Failure doesn’t typically have the best connotations. We fail an exam, and it impacts our chances of getting into our dream university. We miss out on a promotion, and it feels like our chances of climbing the career ladder crumble. It stings at the time, but failure is often a chance for us to step back, recalibrate and reassess our goals. 

If you’re on the lookout for signs from the universe, or believe in path dependency, failing an exam might lead you to realise you wanted to take a different route all along. As Alexander Graham Bell – and more importantly, Maria in The Sound of Music – once said, “when one door closes, another one opens.” It turns out that this is more than a snappy catchphrase: innumerable developments in science, technology and business have come about as a result of multiple failed experiments. Post-it notes, for example, were the accidental consequence of Spencer Silver’s attempt to make an extra-strong glue. Instead, he failed at his original task, creating a glue that could easily be removed. Years later, a colleague noticed that Silver’s failed glue could be used to stop bookmarks falling out of books, which birthed the Post-it we know today. Who knows – your next big failure could turn out to be a million dollar idea. 

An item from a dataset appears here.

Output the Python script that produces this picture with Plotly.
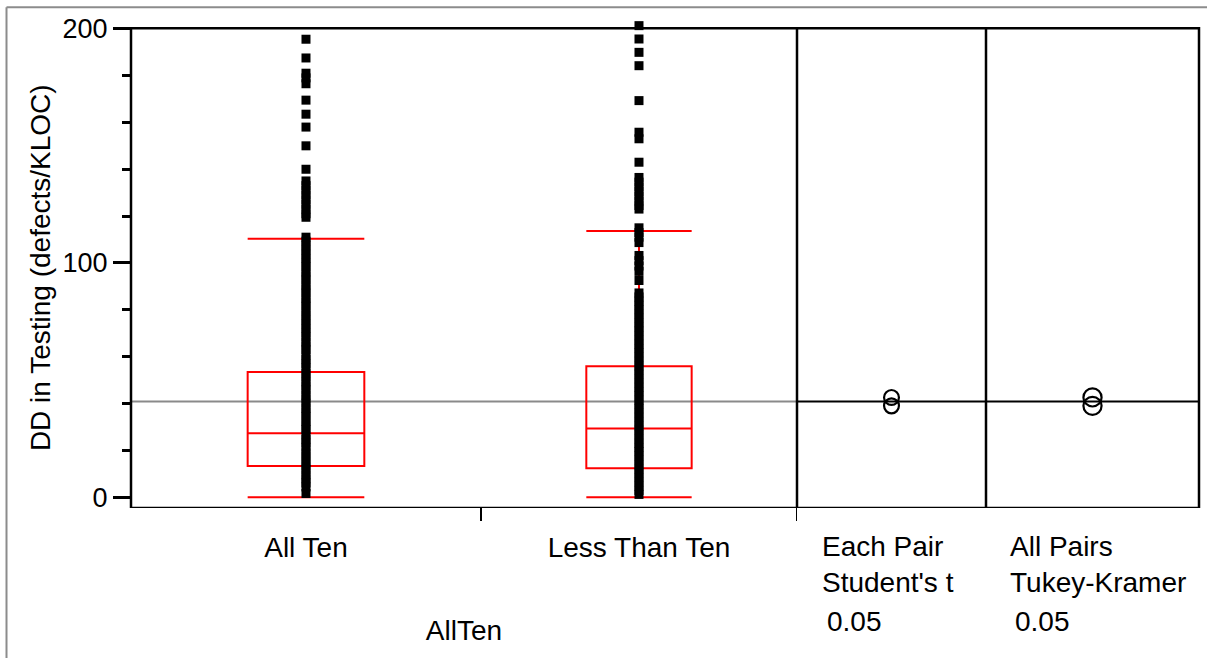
import plotly.graph_objects as go

# ---- data -------------------------------------------------------------
groups = ["All Ten", "Less Than Ten"]
group_share = [0.5255, 0.4745]          # share of observations per group (column widths)

whisker_low = [0.0, 0.0]
q1 = [13.3, 12.4]
median = [27.3, 29.3]
q3 = [53.4, 55.9]
whisker_high = [110.3, 113.6]

grand_mean = 40.9
group_means = [39.0, 42.6]
circle_radius_student = [3.6, 3.6]
circle_radius_tukey = [4.3, 4.3]

dd_all_ten = [
    1.6, 4.4, 6.1, 7.9, 9.6, 11.8, 13.5, 15.2, 17.4, 19.0, 21.3, 23.1, 24.8,
    26.7, 28.9, 30.6, 32.4, 34.5, 36.2, 38.0, 40.1, 41.9, 43.6, 45.8, 47.5,
    49.3, 51.4, 53.0, 55.2, 57.1, 58.8, 60.7, 62.9, 64.5, 66.3, 68.4, 70.2,
    72.0, 73.9, 75.7, 77.6, 79.4, 81.5, 83.2, 85.0, 87.1, 88.8, 90.6, 92.7,
    94.4, 96.2, 98.3, 100.0, 101.9, 103.7, 105.6, 107.4, 109.3, 111.0,
    119.5, 121.0, 123.0, 125.0, 127.0, 129.0, 131.0, 133.0, 135.0,
    140.0, 150.0, 158.0, 163.5, 169.5, 176.5, 179.0, 181.0, 187.5, 195.5,
]
dd_less_than_ten = [
    1.2, 2.9, 4.7, 6.6, 8.4, 10.3, 12.1, 13.9, 15.8, 17.6, 19.5, 21.2, 23.0,
    24.9, 26.7, 28.6, 30.4, 32.2, 34.1, 35.9, 37.8, 39.6, 41.4, 43.3, 45.1,
    46.9, 48.8, 50.6, 52.5, 54.3, 56.1, 58.0, 59.8, 61.7, 63.5, 65.3, 67.2,
    69.0, 70.9, 72.7, 74.5, 76.4, 78.2, 80.1, 81.9, 83.7, 85.5, 87.2,
    92.5, 96.4, 98.7, 101.0, 103.2, 108.7, 111.0, 113.0, 115.0,
    123.0, 124.5, 126.5, 128.5, 130.5, 132.5, 134.5, 136.5,
    143.0, 153.0, 155.8, 169.3, 184.2, 189.9, 195.6, 201.3,
]
group_values = [dd_all_ten, dd_less_than_ten]

# ---- geometry ---------------------------------------------------------
W, H = 1207, 658
ML, MR, MB = 131, 8, 150
plot_w = W - ML - MR
frame_y = [-4.6, 200.2]                 # visible frame of the value axis
y_range = [-4.6, 202.0]                 # a little headroom so edge points stay drawn
px_per_unit = 2.344
plot_h = (y_range[1] - y_range[0]) * px_per_unit
MT = H - MB - plot_h

main_end = 666 / plot_w
student_end = 855 / plot_w

FONT = "Liberation Sans, Arial, sans-serif"
FS = 28

# column centres and boundaries from group shares
bounds = [0.0]
for s in group_share:
    bounds.append(bounds[-1] + s)
centres = [(bounds[i] + bounds[i + 1]) / 2 for i in range(len(groups))]

fig = go.Figure()

# quantile boxes with whisker caps
for i in range(len(groups)):
    fig.add_trace(go.Box(
        x=[centres[i]], q1=[q1[i]], median=[median[i]], q3=[q3[i]],
        lowerfence=[whisker_low[i]], upperfence=[whisker_high[i]],
        width=group_share[i] / 3, whiskerwidth=1,
        line=dict(color="#ff0000", width=2), fillcolor="rgba(0,0,0,0)",
        boxpoints=False, xaxis="x", yaxis="y", showlegend=False,
    ))

# raw observations
for i in range(len(groups)):
    fig.add_trace(go.Scatter(
        x=[centres[i]] * len(group_values[i]), y=group_values[i],
        mode="markers", cliponaxis=False,
        marker=dict(symbol="square", size=9, color="black"),
        xaxis="x", yaxis="y", showlegend=False,
    ))

# comparison circles
for axis, radii in (("x2", circle_radius_student), ("x3", circle_radius_tukey)):
    for m, r in zip(group_means, radii):
        fig.add_trace(go.Scatter(
            x=[0.5], y=[m], mode="markers", xaxis=axis, yaxis="y",
            marker=dict(symbol="circle-open", size=2 * r * px_per_unit - 2,
                        color="black", line=dict(width=2.2, color="black")),
            showlegend=False,
        ))

shapes = []
# grand mean reference lines
shapes.append(dict(type="line", xref="x", yref="y", x0=0, x1=1,
                   y0=grand_mean, y1=grand_mean, layer="below",
                   line=dict(color="#8a8a8a", width=2)))
for ax in ("x2", "x3"):
    shapes.append(dict(type="line", xref=f"{ax} domain", yref="y", x0=0, x1=1,
                       y0=grand_mean, y1=grand_mean,
                       line=dict(color="black", width=2)))
# frame and panel separators
shapes.append(dict(type="rect", xref="paper", yref="y", x0=0, x1=1,
                   y0=frame_y[0], y1=frame_y[1],
                   line=dict(color="black", width=2.5)))
for xd in (main_end, student_end):
    shapes.append(dict(type="line", xref="paper", yref="y", x0=xd, x1=xd,
                       y0=frame_y[0], y1=frame_y[1],
                       line=dict(color="black", width=2.5)))
# group boundary ticks under the axis
for b in bounds[1:]:
    shapes.append(dict(type="line", xref="x", yref="paper", x0=b, x1=b,
                       y0=0, y1=-13 / plot_h, line=dict(color="black", width=2)))
# outer gray border (left and top)
gx = (6.5 - ML) / plot_w
gy = 1 + (MT - 7) / plot_h
shapes.append(dict(type="line", xref="paper", yref="paper", x0=gx, x1=gx,
                   y0=-MB / plot_h, y1=gy, line=dict(color="#8c8c8c", width=2)))
shapes.append(dict(type="line", xref="paper", yref="paper", x0=gx, x1=(W - ML) / plot_w,
                   y0=gy, y1=gy, line=dict(color="#8c8c8c", width=2)))

annotations = [
    dict(text="DD in Testing (defects/KLOC)", xref="paper", yref="y",
         x=0, y=(frame_y[0] + frame_y[1]) / 2, xshift=-(ML - 40), xanchor="center",
         yanchor="middle", textangle=-90, showarrow=False,
         font=dict(family=FONT, size=FS, color="black")),
]
panel_text = [("x2", ["Each Pair", "Student's t", "0.05"], 23),
              ("x3", ["All Pairs", "Tukey-Kramer", "0.05"], 22)]
for ax, lines, dx in panel_text:
    for k, (t, yc) in enumerate(zip(lines, (546, 582, 621))):
        annotations.append(dict(
            text=t, xref=f"{ax} domain", yref="paper", x=0, y=0,
            xanchor="left", yanchor="middle", xshift=dx + (5 if k == 2 else 0),
            yshift=-(yc - (H - MB)), showarrow=False,
            font=dict(family=FONT, size=FS, color="black")))

fig.update_layout(
    width=W, height=H, autosize=False,
    margin=dict(l=ML, r=MR, t=MT, b=MB, pad=0),
    paper_bgcolor="white", plot_bgcolor="white",
    font=dict(family=FONT, size=FS, color="black"),
    boxmode="overlay",
    xaxis=dict(domain=[0, main_end], range=[0, 1], anchor="y",
               tickmode="array", tickvals=centres, ticktext=groups,
               ticks="", showgrid=False, zeroline=False, showline=False,
               ticklabelstandoff=20,
               title=dict(text="AllTen", standoff=58,
                          font=dict(family=FONT, size=FS))),
    xaxis2=dict(domain=[main_end, student_end], range=[0, 1], anchor="y",
                showticklabels=False, ticks="", showgrid=False, zeroline=False),
    xaxis3=dict(domain=[student_end, 1], range=[0, 1], anchor="y",
                showticklabels=False, ticks="", showgrid=False, zeroline=False),
    yaxis=dict(range=y_range, anchor="x", tickmode="linear", tick0=0, dtick=100,
               ticks="outside", ticklen=17, tickwidth=2.5, tickcolor="black",
               tickfont=dict(family=FONT, size=27),
               minor=dict(dtick=20, tick0=0, ticks="outside", ticklen=8,
                          tickwidth=2.5, tickcolor="black", showgrid=False),
               showgrid=False, zeroline=False, showline=False),
    shapes=shapes, annotations=annotations,
)

fig.write_html("out.html")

The startup world is full of quotes about this subject, which is unsurprising given that 90% of startups fail. Jeff Bezos, the industry’s most benevolent and sustainable founder (just kidding), once said that “failure and invention are inseparable twins.” In fact, entrepreneurs love failure so much that they’ve even created a principle courting it: fail fast. The idea is that by testing out numerous variations of your product, or your marketing, or your branding, you can ‘fail’ quickly (ie, not achieve the desired result), and pivot to something else which could prove to be the winning formula. The principle isn’t perfect: it can be costly, and it can sometimes prioritise frenzied testing over level-headed reasoning, but the general idea can be applied widely, if only to help us get used to the idea of failure. Failure isn’t just okay – it’s often the very reason for our success. Through failing, we try something new, and eventually land on the golden solution. Through failing, we learn to be resilient. If you’re not failing, you’re probably not pushing the boat out enough. 

Despite what we might have been told growing up, failure isn’t finite: it just means there’s more work to be done. Fear of failure can add so much pressure to a situation that the undesired outcome is paradoxically more likely to happen. Instead, it’s worth learning to stomach failure, even if you can’t quite embrace it yet. Take the well-known (yet impossible to verify) story that sometimes circulates on social media, of the guy so afraid of failure that he applied to programs he had no chance of getting accepted to every day for a year, just so rejection letters wouldn’t phase him anymore. An unorthodox approach, but I suppose I shouldn’t knock it til I’ve tried it.  

Failure has played a big part in my life, in one way or another. After rejecting a place at Cambridge in favour of studying in Amsterdam, I almost got kicked out after the first year because I failed Predicate Logic. Twice. It doesn’t matter that Logic had zero relation to my degree, my interests, or my wider life in general – I had failed, the rules were the rules, and I had to fight for my place in front of the Board of Examiners. Fast forward a few years, and I applied to my dream Masters’ in Entrepreneurship. I had zero maths, business or economics background, so I was rejected. I appealed, and was rejected again. I appealed the second rejection, and was rejected for the third time in a month. Weirdly enough, opening those “We regret to inform you…” emails isn’t my favourite hobby. I was tempted to accept the failure and meekly return to the Humanities with my tail between my legs, but I gave it one last shot. On my fourth try in the same month, I was accepted into the programme after pointing out that Mark Zuckerberg and Bill Gates technically didn’t meet the admission requirement either, given they’d both dropped out of their undergraduate degrees. Slightly ballsy, but it worked. 

On a more serious note, other failures turned out to be (cliché alert) blessings in disguise. Since I was a teenager, I’d always wanted to work at this one famous advertising agency. I was in the final two, and spent the week before the final interview silently praying to a vague higher power, but didn’t get the job. I got the email while at brunch with a friend, and sulked through my scrambled eggs. After that, I joined a small PR firm, but quit after a few months due to the ultra dodgy founder. I wallowed for a hot minute, but the unexpected unemployment forced me to act fast, and I started my own business the same month that I still run happily (and which, in the first year, made more than double the salary the PR firm had offered me. Thank you, universe, for my failure to stay in the job.) I love running my own businesses, and I wouldn’t trade this career for any of the jobs I’ve been rejected from – so yes, I’m grateful for my failures. While I’m not fond of the expression, “you either win or learn” has turned out to be true for me, and it’s a statement I try to remember when I’m in a rocky situation. Most importantly, don’t let the fear of failure rush you into anything, whether that’s in your career or personal life. Every decision is best made with a level head – and if worse comes to worst, you’ll find a way to make it work.